▸ Brief: Output the material below unchanged, apart from leaving out the pictures.

╭─ Data lines

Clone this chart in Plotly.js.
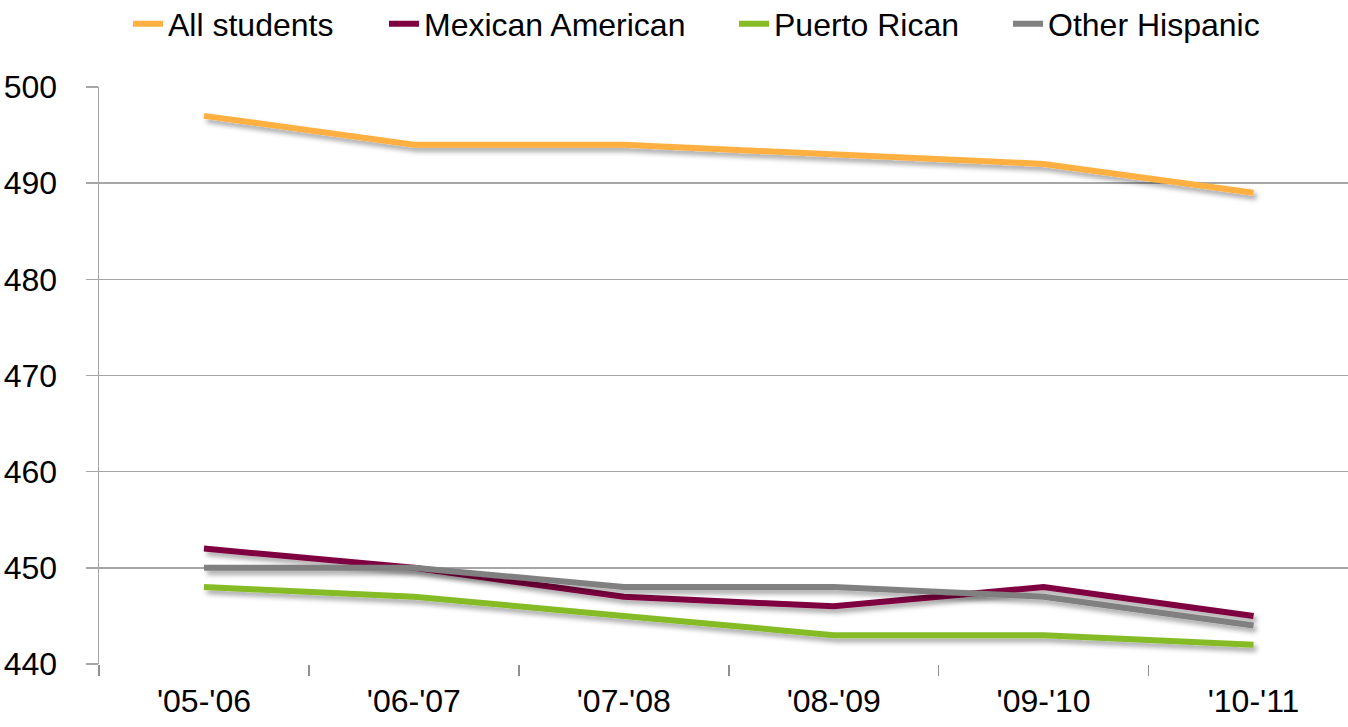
<!DOCTYPE html>
<html>
<head>
<meta charset="utf-8">
<script src="https://cdn.plot.ly/plotly-3.0.1.min.js"></script>
<style>
html, body { margin: 0; padding: 0; background: #fff; }
#chart { width: 1348px; height: 727px; }
</style>
</head>
<body>
<div id="chart"></div>
<script>
const years = ["'05-'06", "'06-'07", "'07-'08", "'08-'09", "'09-'10", "'10-'11"];
const seriesNames = ['All students', 'Mexican American', 'Puerto Rican', 'Other Hispanic'];
const allStudents = [497, 494, 494, 493, 492, 489];
const mexicanAmerican = [452, 450, 447, 446, 448, 445];
const puertoRican = [448, 447, 445, 443, 443, 442];
const otherHispanic = [450, 450, 448, 448, 447, 444];
const yTicks = [440, 450, 460, 470, 480, 490, 500];

const FONT = '"Liberation Sans", Arial, sans-serif';
const W = 1348, H = 727;

function series(name, y, color, legendId) {
  return {
    type: 'scatter', mode: 'lines', name: name, x: years, y: y,
    line: { color: color, width: 6 }, legend: legendId
  };
}

const data = [
  series(seriesNames[0], allStudents, '#FFB041', 'legend'),
  series(seriesNames[1], mexicanAmerican, '#7F0040', 'legend2'),
  series(seriesNames[2], puertoRican, '#85BC26', 'legend3'),
  series(seriesNames[3], otherHispanic, '#808080', 'legend4')
];

function legendAt(px) {
  return {
    orientation: 'h', xref: 'container', yref: 'container',
    x: px / W, xanchor: 'left', y: 1 - 24 / H, yanchor: 'middle',
    font: { family: FONT, size: 32, color: '#000' },
    bgcolor: 'rgba(0,0,0,0)'
  };
}

const layout = {
  width: W, height: H,
  margin: { l: 99, r: 0, t: 87, b: 63 },
  paper_bgcolor: '#ffffff', plot_bgcolor: '#ffffff',
  font: { family: FONT, size: 32, color: '#000' },
  showlegend: true,
  legend: legendAt(128),
  legend2: legendAt(384),
  legend3: legendAt(734),
  legend4: legendAt(1008),
  xaxis: {
    type: 'category', range: [-0.5, 5.45],
    showgrid: false, zeroline: false,
    showline: false,
    ticks: 'outside', tickson: 'boundaries', ticklen: 11, tickwidth: 1.5, tickcolor: '#909090',
    ticklabelstandoff: 15,
    tickfont: { family: FONT, size: 32, color: '#000' },
    fixedrange: true
  },
  yaxis: {
    range: [440, 500], tickvals: yTicks,
    showgrid: true, gridcolor: '#A6A6A6', gridwidth: 1.5,
    zeroline: false,
    showline: true, linecolor: '#A6A6A6', linewidth: 1.5,
    ticks: 'outside', ticklen: 12, tickwidth: 1.5, tickcolor: '#A6A6A6',
    ticklabelstandoff: 22,
    tickfont: { family: FONT, size: 32, color: '#000' },
    fixedrange: true
  }
};

function addShadow(gd) {
  const svg = gd.querySelector('svg.main-svg');
  if (!svg) return;
  const ns = 'http://www.w3.org/2000/svg';
  let defs = svg.querySelector('defs');
  if (!defs) { defs = document.createElementNS(ns, 'defs'); svg.insertBefore(defs, svg.firstChild); }
  const f = document.createElementNS(ns, 'filter');
  f.setAttribute('id', 'lineShadow');
  f.setAttribute('x', '-10%'); f.setAttribute('y', '-50%');
  f.setAttribute('width', '130%'); f.setAttribute('height', '250%');
  f.setAttribute('filterUnits', 'objectBoundingBox');
  const ds = document.createElementNS(ns, 'feDropShadow');
  ds.setAttribute('dx', '3'); ds.setAttribute('dy', '4');
  ds.setAttribute('stdDeviation', '2.5');
  ds.setAttribute('flood-color', '#000'); ds.setAttribute('flood-opacity', '0.35');
  f.appendChild(ds);
  defs.appendChild(f);
  gd.querySelectorAll('.scatterlayer .trace path.js-line').forEach(p => p.setAttribute('filter', 'url(#lineShadow)'));
}

Plotly.newPlot('chart', data, layout, { displayModeBar: false, staticPlot: true }).then(addShadow);
</script>
</body>
</html>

╰─

▸ Solution for this exercise:
Clone this chart in Plotly.js.
<!DOCTYPE html>
<html>
<head>
<meta charset="utf-8">
<script src="https://cdn.plot.ly/plotly-3.0.1.min.js"></script>
<style>
html, body { margin: 0; padding: 0; background: #fff; }
#chart { width: 1348px; height: 727px; }
</style>
</head>
<body>
<div id="chart"></div>
<script>
const years = ["'05-'06", "'06-'07", "'07-'08", "'08-'09", "'09-'10", "'10-'11"];
const seriesNames = ['All students', 'Mexican American', 'Puerto Rican', 'Other Hispanic'];
const allStudents = [497, 494, 494, 493, 492, 489];
const mexicanAmerican = [452, 450, 447, 446, 448, 445];
const puertoRican = [448, 447, 445, 443, 443, 442];
const otherHispanic = [450, 450, 448, 448, 447, 444];
const yTicks = [440, 450, 460, 470, 480, 490, 500];

const FONT = '"Liberation Sans", Arial, sans-serif';
const W = 1348, H = 727;

function series(name, y, color, legendId) {
  return {
    type: 'scatter', mode: 'lines', name: name, x: years, y: y,
    line: { color: color, width: 6 }, legend: legendId
  };
}

const data = [
  series(seriesNames[0], allStudents, '#FFB041', 'legend'),
  series(seriesNames[1], mexicanAmerican, '#7F0040', 'legend2'),
  series(seriesNames[2], puertoRican, '#85BC26', 'legend3'),
  series(seriesNames[3], otherHispanic, '#808080', 'legend4')
];

function legendAt(px) {
  return {
    orientation: 'h', xref: 'container', yref: 'container',
    x: px / W, xanchor: 'left', y: 1 - 24 / H, yanchor: 'middle',
    font: { family: FONT, size: 32, color: '#000' },
    bgcolor: 'rgba(0,0,0,0)'
  };
}

const layout = {
  width: W, height: H,
  margin: { l: 99, r: 0, t: 87, b: 63 },
  paper_bgcolor: '#ffffff', plot_bgcolor: '#ffffff',
  font: { family: FONT, size: 32, color: '#000' },
  showlegend: true,
  legend: legendAt(128),
  legend2: legendAt(384),
  legend3: legendAt(734),
  legend4: legendAt(1008),
  xaxis: {
    type: 'category', range: [-0.5, 5.45],
    showgrid: false, zeroline: false,
    showline: false,
    ticks: 'outside', tickson: 'boundaries', ticklen: 11, tickwidth: 1.5, tickcolor: '#909090',
    ticklabelstandoff: 15,
    tickfont: { family: FONT, size: 32, color: '#000' },
    fixedrange: true
  },
  yaxis: {
    range: [440, 500], tickvals: yTicks,
    showgrid: true, gridcolor: '#A6A6A6', gridwidth: 1.5,
    zeroline: false,
    showline: true, linecolor: '#A6A6A6', linewidth: 1.5,
    ticks: 'outside', ticklen: 12, tickwidth: 1.5, tickcolor: '#A6A6A6',
    ticklabelstandoff: 22,
    tickfont: { family: FONT, size: 32, color: '#000' },
    fixedrange: true
  }
};

function addShadow(gd) {
  const svg = gd.querySelector('svg.main-svg');
  if (!svg) return;
  const ns = 'http://www.w3.org/2000/svg';
  let defs = svg.querySelector('defs');
  if (!defs) { defs = document.createElementNS(ns, 'defs'); svg.insertBefore(defs, svg.firstChild); }
  const f = document.createElementNS(ns, 'filter');
  f.setAttribute('id', 'lineShadow');
  f.setAttribute('x', '-10%'); f.setAttribute('y', '-50%');
  f.setAttribute('width', '130%'); f.setAttribute('height', '250%');
  f.setAttribute('filterUnits', 'objectBoundingBox');
  const ds = document.createElementNS(ns, 'feDropShadow');
  ds.setAttribute('dx', '3'); ds.setAttribute('dy', '4');
  ds.setAttribute('stdDeviation', '2.5');
  ds.setAttribute('flood-color', '#000'); ds.setAttribute('flood-opacity', '0.35');
  f.appendChild(ds);
  defs.appendChild(f);
  gd.querySelectorAll('.scatterlayer .trace path.js-line').forEach(p => p.setAttribute('filter', 'url(#lineShadow)'));
}

Plotly.newPlot('chart', data, layout, { displayModeBar: false, staticPlot: true }).then(addShadow);
</script>
</body>
</html>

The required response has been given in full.